Start of GIVEN INFORMATION

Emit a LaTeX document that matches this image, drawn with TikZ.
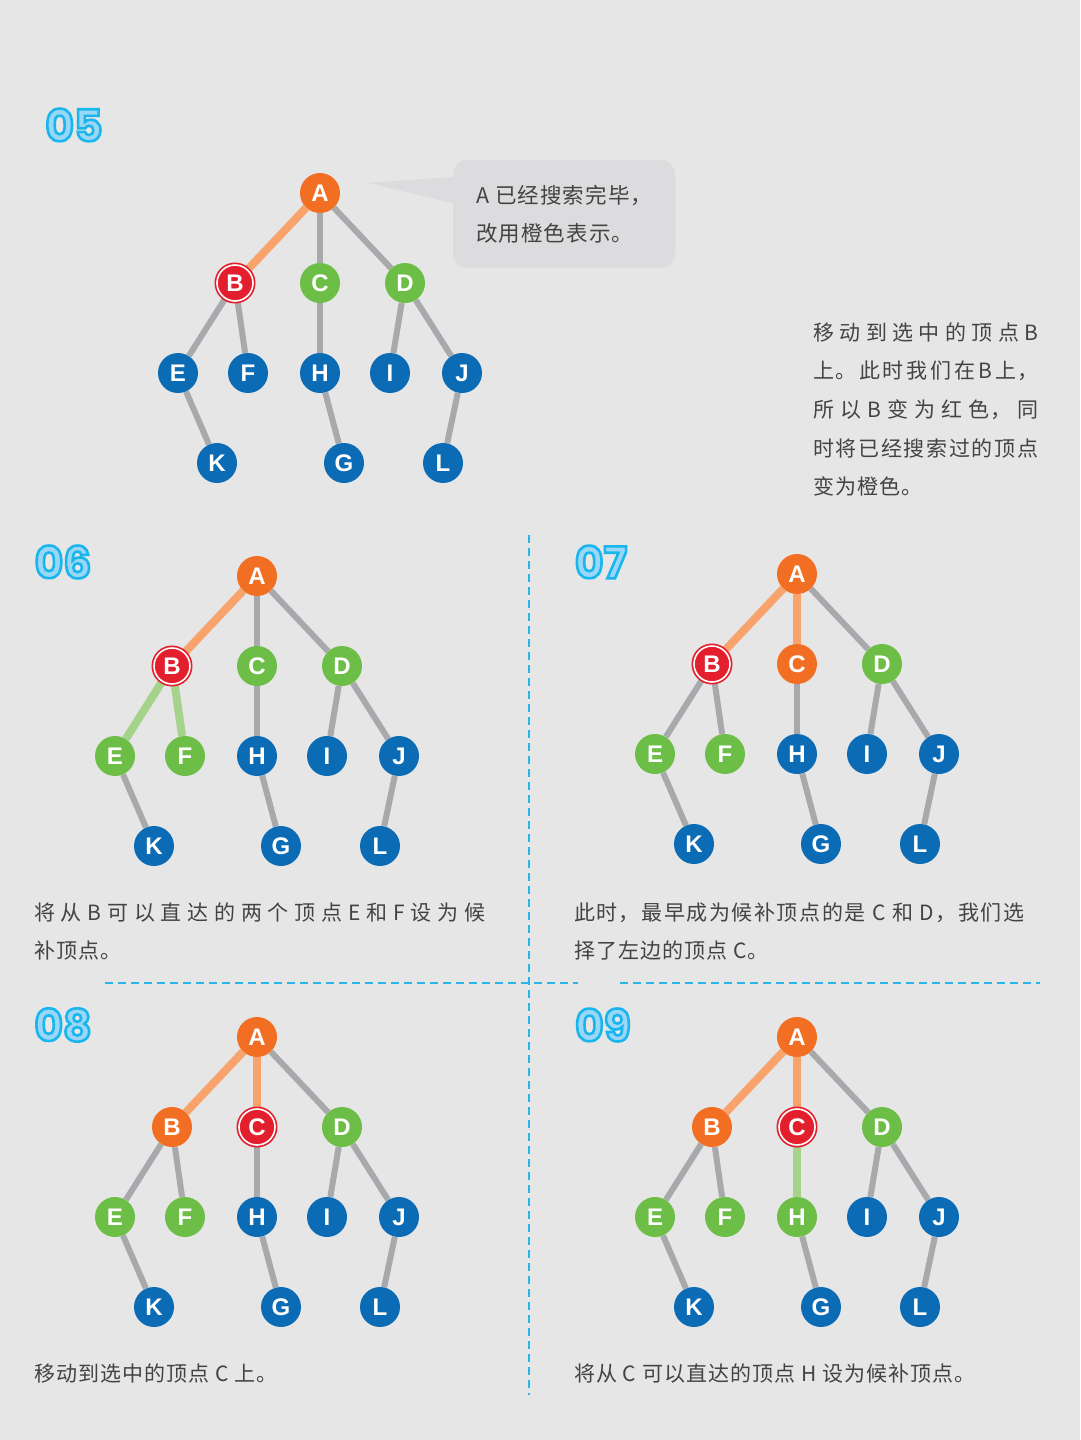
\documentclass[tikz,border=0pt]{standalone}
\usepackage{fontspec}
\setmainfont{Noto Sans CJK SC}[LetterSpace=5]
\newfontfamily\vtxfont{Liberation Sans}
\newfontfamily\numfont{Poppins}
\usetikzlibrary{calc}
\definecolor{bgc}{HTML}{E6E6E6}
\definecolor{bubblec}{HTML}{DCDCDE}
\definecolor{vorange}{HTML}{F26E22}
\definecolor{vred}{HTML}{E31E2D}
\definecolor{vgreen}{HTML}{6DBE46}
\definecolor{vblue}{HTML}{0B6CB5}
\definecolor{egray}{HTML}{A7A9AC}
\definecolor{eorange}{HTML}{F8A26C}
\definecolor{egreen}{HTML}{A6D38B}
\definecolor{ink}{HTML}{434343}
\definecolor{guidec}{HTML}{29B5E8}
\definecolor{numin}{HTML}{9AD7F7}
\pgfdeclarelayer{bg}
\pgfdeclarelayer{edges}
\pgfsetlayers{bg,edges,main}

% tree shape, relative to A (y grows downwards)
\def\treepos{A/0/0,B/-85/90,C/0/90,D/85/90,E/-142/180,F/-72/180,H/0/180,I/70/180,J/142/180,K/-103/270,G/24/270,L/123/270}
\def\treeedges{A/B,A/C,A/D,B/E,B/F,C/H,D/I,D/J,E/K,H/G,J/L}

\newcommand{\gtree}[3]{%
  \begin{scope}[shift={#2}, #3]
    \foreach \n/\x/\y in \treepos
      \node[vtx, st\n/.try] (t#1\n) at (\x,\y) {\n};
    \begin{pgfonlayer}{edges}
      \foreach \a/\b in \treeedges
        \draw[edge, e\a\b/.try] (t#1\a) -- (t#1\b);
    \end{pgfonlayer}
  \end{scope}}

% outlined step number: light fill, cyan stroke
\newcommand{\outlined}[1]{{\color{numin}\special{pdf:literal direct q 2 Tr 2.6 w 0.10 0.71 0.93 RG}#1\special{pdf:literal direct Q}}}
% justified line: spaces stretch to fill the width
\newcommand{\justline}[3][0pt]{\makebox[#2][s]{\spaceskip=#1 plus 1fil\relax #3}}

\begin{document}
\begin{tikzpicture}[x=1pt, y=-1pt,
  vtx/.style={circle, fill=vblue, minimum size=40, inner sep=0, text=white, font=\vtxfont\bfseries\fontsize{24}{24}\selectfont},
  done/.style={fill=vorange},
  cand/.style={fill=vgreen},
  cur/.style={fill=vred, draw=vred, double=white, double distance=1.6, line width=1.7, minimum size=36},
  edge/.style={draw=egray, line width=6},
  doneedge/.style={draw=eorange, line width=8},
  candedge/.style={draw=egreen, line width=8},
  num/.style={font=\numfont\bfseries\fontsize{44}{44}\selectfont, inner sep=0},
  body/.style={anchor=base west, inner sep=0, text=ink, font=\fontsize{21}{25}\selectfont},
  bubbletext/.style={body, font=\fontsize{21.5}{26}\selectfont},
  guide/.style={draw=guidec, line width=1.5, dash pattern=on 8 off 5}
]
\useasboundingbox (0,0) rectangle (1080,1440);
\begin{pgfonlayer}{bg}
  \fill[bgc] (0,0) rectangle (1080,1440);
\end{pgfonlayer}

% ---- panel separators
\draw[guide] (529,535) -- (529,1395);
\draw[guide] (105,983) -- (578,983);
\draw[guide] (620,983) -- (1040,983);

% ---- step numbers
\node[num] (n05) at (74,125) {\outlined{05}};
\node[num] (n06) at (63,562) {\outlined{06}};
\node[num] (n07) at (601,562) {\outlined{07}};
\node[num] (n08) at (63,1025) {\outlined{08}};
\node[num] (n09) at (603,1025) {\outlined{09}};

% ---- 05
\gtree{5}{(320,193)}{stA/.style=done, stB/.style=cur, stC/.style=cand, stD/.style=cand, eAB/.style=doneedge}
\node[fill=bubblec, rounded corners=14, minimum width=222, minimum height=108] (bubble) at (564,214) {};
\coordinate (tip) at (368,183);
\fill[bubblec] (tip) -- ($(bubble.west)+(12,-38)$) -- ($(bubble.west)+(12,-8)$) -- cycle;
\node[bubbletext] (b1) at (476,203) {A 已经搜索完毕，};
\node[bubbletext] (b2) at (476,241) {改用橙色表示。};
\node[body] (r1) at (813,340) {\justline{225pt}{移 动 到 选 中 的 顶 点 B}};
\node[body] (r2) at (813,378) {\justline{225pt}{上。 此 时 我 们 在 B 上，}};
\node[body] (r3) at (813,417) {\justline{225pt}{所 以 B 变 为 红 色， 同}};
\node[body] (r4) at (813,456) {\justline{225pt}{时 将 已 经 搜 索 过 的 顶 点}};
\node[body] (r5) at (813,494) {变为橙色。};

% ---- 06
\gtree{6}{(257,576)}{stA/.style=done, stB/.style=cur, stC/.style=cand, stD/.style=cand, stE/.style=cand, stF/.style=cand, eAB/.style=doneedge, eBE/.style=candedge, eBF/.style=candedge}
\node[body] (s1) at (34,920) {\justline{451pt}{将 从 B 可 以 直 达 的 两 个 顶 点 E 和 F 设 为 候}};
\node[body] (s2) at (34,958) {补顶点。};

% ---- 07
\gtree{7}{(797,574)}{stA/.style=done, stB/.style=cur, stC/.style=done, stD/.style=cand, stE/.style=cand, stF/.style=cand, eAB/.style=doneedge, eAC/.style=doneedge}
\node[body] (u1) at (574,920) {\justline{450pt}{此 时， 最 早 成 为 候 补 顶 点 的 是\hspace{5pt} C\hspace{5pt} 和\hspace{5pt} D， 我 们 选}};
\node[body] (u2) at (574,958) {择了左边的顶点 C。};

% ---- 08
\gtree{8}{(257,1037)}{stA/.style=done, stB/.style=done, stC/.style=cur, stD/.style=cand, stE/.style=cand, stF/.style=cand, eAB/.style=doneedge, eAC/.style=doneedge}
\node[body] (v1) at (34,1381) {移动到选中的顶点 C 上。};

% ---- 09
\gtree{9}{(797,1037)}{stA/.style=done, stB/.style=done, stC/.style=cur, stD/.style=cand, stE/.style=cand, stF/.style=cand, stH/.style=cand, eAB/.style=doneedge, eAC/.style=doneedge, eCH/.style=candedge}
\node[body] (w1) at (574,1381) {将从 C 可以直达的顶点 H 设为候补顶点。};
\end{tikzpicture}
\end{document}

End of GIVEN INFORMATION

STATED EXERCISE: Restate the full listing verbatim and drop every picture.

WORKED SOLUTION:
Emit a LaTeX document that matches this image, drawn with TikZ.
\documentclass[tikz,border=0pt]{standalone}
\usepackage{fontspec}
\setmainfont{Noto Sans CJK SC}[LetterSpace=5]
\newfontfamily\vtxfont{Liberation Sans}
\newfontfamily\numfont{Poppins}
\usetikzlibrary{calc}
\definecolor{bgc}{HTML}{E6E6E6}
\definecolor{bubblec}{HTML}{DCDCDE}
\definecolor{vorange}{HTML}{F26E22}
\definecolor{vred}{HTML}{E31E2D}
\definecolor{vgreen}{HTML}{6DBE46}
\definecolor{vblue}{HTML}{0B6CB5}
\definecolor{egray}{HTML}{A7A9AC}
\definecolor{eorange}{HTML}{F8A26C}
\definecolor{egreen}{HTML}{A6D38B}
\definecolor{ink}{HTML}{434343}
\definecolor{guidec}{HTML}{29B5E8}
\definecolor{numin}{HTML}{9AD7F7}
\pgfdeclarelayer{bg}
\pgfdeclarelayer{edges}
\pgfsetlayers{bg,edges,main}

% tree shape, relative to A (y grows downwards)
\def\treepos{A/0/0,B/-85/90,C/0/90,D/85/90,E/-142/180,F/-72/180,H/0/180,I/70/180,J/142/180,K/-103/270,G/24/270,L/123/270}
\def\treeedges{A/B,A/C,A/D,B/E,B/F,C/H,D/I,D/J,E/K,H/G,J/L}

\newcommand{\gtree}[3]{%
  \begin{scope}[shift={#2}, #3]
    \foreach \n/\x/\y in \treepos
      \node[vtx, st\n/.try] (t#1\n) at (\x,\y) {\n};
    \begin{pgfonlayer}{edges}
      \foreach \a/\b in \treeedges
        \draw[edge, e\a\b/.try] (t#1\a) -- (t#1\b);
    \end{pgfonlayer}
  \end{scope}}

% outlined step number: light fill, cyan stroke
\newcommand{\outlined}[1]{{\color{numin}\special{pdf:literal direct q 2 Tr 2.6 w 0.10 0.71 0.93 RG}#1\special{pdf:literal direct Q}}}
% justified line: spaces stretch to fill the width
\newcommand{\justline}[3][0pt]{\makebox[#2][s]{\spaceskip=#1 plus 1fil\relax #3}}

\begin{document}
\begin{tikzpicture}[x=1pt, y=-1pt,
  vtx/.style={circle, fill=vblue, minimum size=40, inner sep=0, text=white, font=\vtxfont\bfseries\fontsize{24}{24}\selectfont},
  done/.style={fill=vorange},
  cand/.style={fill=vgreen},
  cur/.style={fill=vred, draw=vred, double=white, double distance=1.6, line width=1.7, minimum size=36},
  edge/.style={draw=egray, line width=6},
  doneedge/.style={draw=eorange, line width=8},
  candedge/.style={draw=egreen, line width=8},
  num/.style={font=\numfont\bfseries\fontsize{44}{44}\selectfont, inner sep=0},
  body/.style={anchor=base west, inner sep=0, text=ink, font=\fontsize{21}{25}\selectfont},
  bubbletext/.style={body, font=\fontsize{21.5}{26}\selectfont},
  guide/.style={draw=guidec, line width=1.5, dash pattern=on 8 off 5}
]
\useasboundingbox (0,0) rectangle (1080,1440);
\begin{pgfonlayer}{bg}
  \fill[bgc] (0,0) rectangle (1080,1440);
\end{pgfonlayer}

% ---- panel separators
\draw[guide] (529,535) -- (529,1395);
\draw[guide] (105,983) -- (578,983);
\draw[guide] (620,983) -- (1040,983);

% ---- step numbers
\node[num] (n05) at (74,125) {\outlined{05}};
\node[num] (n06) at (63,562) {\outlined{06}};
\node[num] (n07) at (601,562) {\outlined{07}};
\node[num] (n08) at (63,1025) {\outlined{08}};
\node[num] (n09) at (603,1025) {\outlined{09}};

% ---- 05
\gtree{5}{(320,193)}{stA/.style=done, stB/.style=cur, stC/.style=cand, stD/.style=cand, eAB/.style=doneedge}
\node[fill=bubblec, rounded corners=14, minimum width=222, minimum height=108] (bubble) at (564,214) {};
\coordinate (tip) at (368,183);
\fill[bubblec] (tip) -- ($(bubble.west)+(12,-38)$) -- ($(bubble.west)+(12,-8)$) -- cycle;
\node[bubbletext] (b1) at (476,203) {A 已经搜索完毕，};
\node[bubbletext] (b2) at (476,241) {改用橙色表示。};
\node[body] (r1) at (813,340) {\justline{225pt}{移 动 到 选 中 的 顶 点 B}};
\node[body] (r2) at (813,378) {\justline{225pt}{上。 此 时 我 们 在 B 上，}};
\node[body] (r3) at (813,417) {\justline{225pt}{所 以 B 变 为 红 色， 同}};
\node[body] (r4) at (813,456) {\justline{225pt}{时 将 已 经 搜 索 过 的 顶 点}};
\node[body] (r5) at (813,494) {变为橙色。};

% ---- 06
\gtree{6}{(257,576)}{stA/.style=done, stB/.style=cur, stC/.style=cand, stD/.style=cand, stE/.style=cand, stF/.style=cand, eAB/.style=doneedge, eBE/.style=candedge, eBF/.style=candedge}
\node[body] (s1) at (34,920) {\justline{451pt}{将 从 B 可 以 直 达 的 两 个 顶 点 E 和 F 设 为 候}};
\node[body] (s2) at (34,958) {补顶点。};

% ---- 07
\gtree{7}{(797,574)}{stA/.style=done, stB/.style=cur, stC/.style=done, stD/.style=cand, stE/.style=cand, stF/.style=cand, eAB/.style=doneedge, eAC/.style=doneedge}
\node[body] (u1) at (574,920) {\justline{450pt}{此 时， 最 早 成 为 候 补 顶 点 的 是\hspace{5pt} C\hspace{5pt} 和\hspace{5pt} D， 我 们 选}};
\node[body] (u2) at (574,958) {择了左边的顶点 C。};

% ---- 08
\gtree{8}{(257,1037)}{stA/.style=done, stB/.style=done, stC/.style=cur, stD/.style=cand, stE/.style=cand, stF/.style=cand, eAB/.style=doneedge, eAC/.style=doneedge}
\node[body] (v1) at (34,1381) {移动到选中的顶点 C 上。};

% ---- 09
\gtree{9}{(797,1037)}{stA/.style=done, stB/.style=done, stC/.style=cur, stD/.style=cand, stE/.style=cand, stF/.style=cand, stH/.style=cand, eAB/.style=doneedge, eAC/.style=doneedge, eCH/.style=candedge}
\node[body] (w1) at (574,1381) {将从 C 可以直达的顶点 H 设为候补顶点。};
\end{tikzpicture}
\end{document}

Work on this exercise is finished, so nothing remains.